We previously discussed that metadata is the keystone to your data lake. To get a complete view of your data lake you need to capture technical, business and operational metadata; and then be able to search this information. If ignored, your Hadoop data lake could become a very large collection of lost or unusable data. Although it is highly recommended to capture metadata while defining your data pipeline, it is possible to capture this critical information once the data is already in the data lake.
In the Hadoop ecosystem, HCatalog, which is part of Hive, is where the metadata is stored. However, this is only one dimension, which is the technical aspect. Creating and maintaining the core metadata framework may not be the best investment of your development dollars. Instead those dollars might be better spent to build applications for your specific business problems.
How Bedrock Handles Metadata
Bedrock handles metadata through the concept of Entities. Entities are analogous to tables in a relational database and contain fields. While defining an Entity, you can specify additional attributes, which help subsequent discovery of data, and correlation with incoming files. This includes:
- Business names and descriptions at both the entity and field levels
- Primary keys
- Data quality rules at both the entity and field levels
- Change data capture indicating how to determine the latest record for a given primary key
- HCatalog integration, which publishes the schema to the Hive metastore (used by HCatalog), optionally indicating where the data is stored
Bedrock captures operational metadata automatically as part of the ingestion. For example, given an Entity you can see all the files that have recently been ingested, where they are stored, and how big the files are. In this way, Bedrock helps to organize the data as it's coming into HDFS.

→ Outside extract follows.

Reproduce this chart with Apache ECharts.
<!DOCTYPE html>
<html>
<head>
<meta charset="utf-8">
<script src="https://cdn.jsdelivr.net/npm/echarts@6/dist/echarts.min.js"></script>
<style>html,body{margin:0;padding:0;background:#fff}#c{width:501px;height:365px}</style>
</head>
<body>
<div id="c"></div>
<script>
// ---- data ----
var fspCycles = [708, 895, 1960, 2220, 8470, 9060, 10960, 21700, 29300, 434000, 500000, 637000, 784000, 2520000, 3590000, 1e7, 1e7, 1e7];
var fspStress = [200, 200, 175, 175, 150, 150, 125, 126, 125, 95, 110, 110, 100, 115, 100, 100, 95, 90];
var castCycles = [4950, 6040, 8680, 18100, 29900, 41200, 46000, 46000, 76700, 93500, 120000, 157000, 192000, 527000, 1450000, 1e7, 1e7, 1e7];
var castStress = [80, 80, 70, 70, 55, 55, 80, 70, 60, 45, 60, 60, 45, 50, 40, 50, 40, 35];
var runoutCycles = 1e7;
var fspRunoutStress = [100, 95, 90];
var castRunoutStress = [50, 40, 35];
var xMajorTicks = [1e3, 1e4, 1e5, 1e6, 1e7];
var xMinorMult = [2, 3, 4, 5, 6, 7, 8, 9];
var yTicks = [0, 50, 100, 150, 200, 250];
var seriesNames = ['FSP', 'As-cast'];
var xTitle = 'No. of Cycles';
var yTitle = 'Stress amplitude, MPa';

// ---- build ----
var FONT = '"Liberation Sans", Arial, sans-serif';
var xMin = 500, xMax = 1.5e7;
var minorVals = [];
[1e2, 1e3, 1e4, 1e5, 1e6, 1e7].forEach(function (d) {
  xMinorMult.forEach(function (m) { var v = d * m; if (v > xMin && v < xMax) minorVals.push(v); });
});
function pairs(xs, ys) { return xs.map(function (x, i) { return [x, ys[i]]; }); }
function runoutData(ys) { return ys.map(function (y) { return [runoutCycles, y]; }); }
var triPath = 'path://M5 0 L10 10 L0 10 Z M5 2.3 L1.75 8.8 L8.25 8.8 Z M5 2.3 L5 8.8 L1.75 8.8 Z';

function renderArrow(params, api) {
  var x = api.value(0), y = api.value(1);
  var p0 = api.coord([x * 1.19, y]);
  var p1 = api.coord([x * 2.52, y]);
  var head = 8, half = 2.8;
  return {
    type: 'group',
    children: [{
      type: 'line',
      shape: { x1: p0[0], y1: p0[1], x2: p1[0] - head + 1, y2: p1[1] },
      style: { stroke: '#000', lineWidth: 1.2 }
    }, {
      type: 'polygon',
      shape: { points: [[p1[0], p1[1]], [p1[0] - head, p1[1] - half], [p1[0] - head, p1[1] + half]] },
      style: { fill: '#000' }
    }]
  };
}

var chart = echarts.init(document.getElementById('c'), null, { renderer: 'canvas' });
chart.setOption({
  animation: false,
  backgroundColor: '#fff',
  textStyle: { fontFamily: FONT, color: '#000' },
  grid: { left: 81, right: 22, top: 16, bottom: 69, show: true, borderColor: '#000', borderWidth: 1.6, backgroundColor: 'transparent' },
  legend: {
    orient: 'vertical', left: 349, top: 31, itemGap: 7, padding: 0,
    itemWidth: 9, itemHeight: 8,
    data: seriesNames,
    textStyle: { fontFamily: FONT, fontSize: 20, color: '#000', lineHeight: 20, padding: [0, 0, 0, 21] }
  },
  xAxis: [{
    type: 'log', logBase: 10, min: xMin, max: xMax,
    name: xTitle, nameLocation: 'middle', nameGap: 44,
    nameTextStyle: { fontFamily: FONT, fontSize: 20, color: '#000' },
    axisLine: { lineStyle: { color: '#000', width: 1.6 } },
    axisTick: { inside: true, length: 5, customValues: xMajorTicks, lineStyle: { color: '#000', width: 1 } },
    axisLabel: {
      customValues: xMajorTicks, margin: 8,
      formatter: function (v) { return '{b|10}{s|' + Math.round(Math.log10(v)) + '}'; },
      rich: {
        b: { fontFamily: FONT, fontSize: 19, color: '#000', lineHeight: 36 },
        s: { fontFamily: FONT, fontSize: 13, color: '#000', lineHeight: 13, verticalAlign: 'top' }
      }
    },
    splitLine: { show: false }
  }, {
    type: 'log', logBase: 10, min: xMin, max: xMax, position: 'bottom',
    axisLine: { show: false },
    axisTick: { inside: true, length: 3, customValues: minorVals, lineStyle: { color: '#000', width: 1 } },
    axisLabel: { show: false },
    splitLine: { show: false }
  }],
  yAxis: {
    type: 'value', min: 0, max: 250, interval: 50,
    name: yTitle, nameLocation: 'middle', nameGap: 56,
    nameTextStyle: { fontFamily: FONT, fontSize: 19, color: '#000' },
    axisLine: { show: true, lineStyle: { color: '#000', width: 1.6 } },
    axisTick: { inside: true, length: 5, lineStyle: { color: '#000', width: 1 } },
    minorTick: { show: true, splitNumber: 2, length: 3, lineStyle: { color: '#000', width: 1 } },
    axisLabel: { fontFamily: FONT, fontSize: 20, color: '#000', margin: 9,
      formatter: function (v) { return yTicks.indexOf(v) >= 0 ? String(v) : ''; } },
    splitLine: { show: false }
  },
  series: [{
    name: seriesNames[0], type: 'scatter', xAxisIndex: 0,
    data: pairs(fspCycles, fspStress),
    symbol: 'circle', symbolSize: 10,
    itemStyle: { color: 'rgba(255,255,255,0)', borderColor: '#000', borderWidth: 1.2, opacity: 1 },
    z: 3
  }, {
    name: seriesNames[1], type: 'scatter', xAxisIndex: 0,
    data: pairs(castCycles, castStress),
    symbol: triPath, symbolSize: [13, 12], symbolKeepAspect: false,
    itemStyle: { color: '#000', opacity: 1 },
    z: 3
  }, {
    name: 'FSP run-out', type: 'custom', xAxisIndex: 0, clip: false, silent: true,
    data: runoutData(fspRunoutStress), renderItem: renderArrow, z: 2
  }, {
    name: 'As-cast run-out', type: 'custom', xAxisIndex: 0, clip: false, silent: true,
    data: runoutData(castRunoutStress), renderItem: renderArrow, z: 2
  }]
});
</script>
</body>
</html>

Through our experience with production deployments of Hadoop, we have learned that although you may define the metadata in the beginning of the project, it is inevitable that this will evolve. Columns get added, or the structure is changed.
In Bedrock, when the structure of an Entity changes, you can create new versions. This has the benefit that files previously ingested are associated with the previous versions, while new data coming in will be associated with the new version of the entity. No need to dig through any history to determine what the structure of the file was in the past.
Bedrock will allow you to associate rules, or rule sets to fields within entities. This gives you visibility into how "clean" the data is. For example, you may have a rule that the date field must be in standard format YYYY-MM-DD. After the data is ingested, you can run the data quality rules to analyze which records do not meet the standard format.
Even at the Entity level, you can define rules to ensure that the incoming file meets a given constraint, such as number of records, or schema correctness.
One of our customers (probably the most advanced big data deployment in our experience) has taken metadata management to the next level. They have automated the schema evolution such that any time that there is a metadata change, they have an automated way of creating a new revision of the Entity.
Bedrock provides a REST API that allowed them to automate this functionality. The API also allows you to create new Entities, update and delete them. We understand that a data lake rarely stands alone; it is often part of a larger ecosystem with complex upstream and downstream systems, especially in large-scale production environments.
Looking to the Future
There are currently two interesting areas that are coming soon in the next version of Bedrock.
One of them is Avro support, which will make schema evolution a breeze. It also has the added benefit of being fast and compact.
The other area of interest is automated creation of entities by simply pointing to a source. The first that we will support is Oracle Golden Gate. This will:
- Create Bedrock entities to match the structure of the source table
- Create Hive metastore entries (used by HCatalog) for those Bedrock entities, so the data can be queried with Hive, Pig or other tools leveraging HCatalog
- Write data directly to HDFS, and update Bedrock's file ingestion history
- Associate incoming data with post-ingestion processing, such as change data capture.
In this way, Bedrock provides an integrated solution for metadata management that ties seamlessly into the ingestion and transformation phases.